Requirement: Wherever "matplotlib" appears in a line, list that line.

Supplied material:
# # #

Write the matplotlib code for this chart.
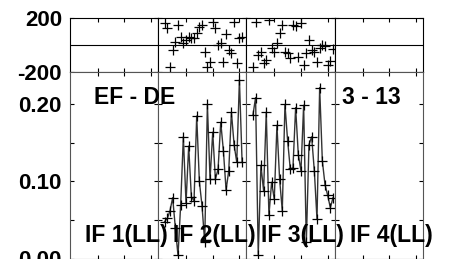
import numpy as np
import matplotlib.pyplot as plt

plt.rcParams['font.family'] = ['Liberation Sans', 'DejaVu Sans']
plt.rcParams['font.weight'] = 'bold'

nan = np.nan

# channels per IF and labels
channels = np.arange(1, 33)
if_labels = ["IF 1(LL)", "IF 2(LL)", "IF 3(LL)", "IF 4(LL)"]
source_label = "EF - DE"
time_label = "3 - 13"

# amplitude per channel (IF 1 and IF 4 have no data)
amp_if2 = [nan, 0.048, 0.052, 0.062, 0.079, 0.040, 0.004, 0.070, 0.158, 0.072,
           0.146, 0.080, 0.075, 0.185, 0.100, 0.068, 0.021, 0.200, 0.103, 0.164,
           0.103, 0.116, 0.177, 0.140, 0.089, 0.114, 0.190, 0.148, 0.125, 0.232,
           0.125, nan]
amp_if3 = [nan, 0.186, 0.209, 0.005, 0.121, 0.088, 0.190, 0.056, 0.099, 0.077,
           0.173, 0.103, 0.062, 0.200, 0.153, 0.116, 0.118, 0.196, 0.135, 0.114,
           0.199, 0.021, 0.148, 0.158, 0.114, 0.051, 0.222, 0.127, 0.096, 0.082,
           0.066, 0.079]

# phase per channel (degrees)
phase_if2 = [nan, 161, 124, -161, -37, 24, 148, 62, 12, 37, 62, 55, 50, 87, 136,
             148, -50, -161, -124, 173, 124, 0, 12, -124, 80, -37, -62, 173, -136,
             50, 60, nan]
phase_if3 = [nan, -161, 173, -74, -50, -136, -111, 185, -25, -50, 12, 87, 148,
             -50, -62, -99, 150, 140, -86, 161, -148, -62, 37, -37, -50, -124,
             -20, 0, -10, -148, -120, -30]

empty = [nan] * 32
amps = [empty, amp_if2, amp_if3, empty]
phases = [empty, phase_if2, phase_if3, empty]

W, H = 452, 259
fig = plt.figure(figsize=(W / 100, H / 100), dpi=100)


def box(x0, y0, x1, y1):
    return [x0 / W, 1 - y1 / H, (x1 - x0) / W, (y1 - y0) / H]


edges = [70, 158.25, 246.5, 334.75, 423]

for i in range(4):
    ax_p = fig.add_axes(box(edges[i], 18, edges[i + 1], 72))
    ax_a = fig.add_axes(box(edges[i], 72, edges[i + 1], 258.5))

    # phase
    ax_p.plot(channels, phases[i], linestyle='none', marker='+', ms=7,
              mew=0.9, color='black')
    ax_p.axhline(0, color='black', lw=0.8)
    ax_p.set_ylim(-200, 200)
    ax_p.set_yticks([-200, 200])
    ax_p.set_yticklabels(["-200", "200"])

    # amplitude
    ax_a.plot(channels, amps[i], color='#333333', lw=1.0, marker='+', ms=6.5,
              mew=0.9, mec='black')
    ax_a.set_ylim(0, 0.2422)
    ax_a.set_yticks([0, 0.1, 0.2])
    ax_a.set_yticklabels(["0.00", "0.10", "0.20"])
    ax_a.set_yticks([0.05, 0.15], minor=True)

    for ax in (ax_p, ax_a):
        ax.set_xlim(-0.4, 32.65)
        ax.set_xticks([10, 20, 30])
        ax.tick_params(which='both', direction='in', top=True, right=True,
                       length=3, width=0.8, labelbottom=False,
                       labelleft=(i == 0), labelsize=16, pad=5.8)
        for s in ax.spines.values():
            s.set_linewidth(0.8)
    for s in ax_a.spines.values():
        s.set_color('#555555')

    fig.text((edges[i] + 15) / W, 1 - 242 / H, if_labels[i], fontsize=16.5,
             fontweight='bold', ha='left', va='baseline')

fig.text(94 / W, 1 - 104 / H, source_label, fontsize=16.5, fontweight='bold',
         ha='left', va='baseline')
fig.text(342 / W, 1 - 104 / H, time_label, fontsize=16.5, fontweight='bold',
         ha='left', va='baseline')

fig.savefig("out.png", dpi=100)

# # #

Response to the exercise:
Write the matplotlib code for this chart.
import matplotlib.pyplot as plt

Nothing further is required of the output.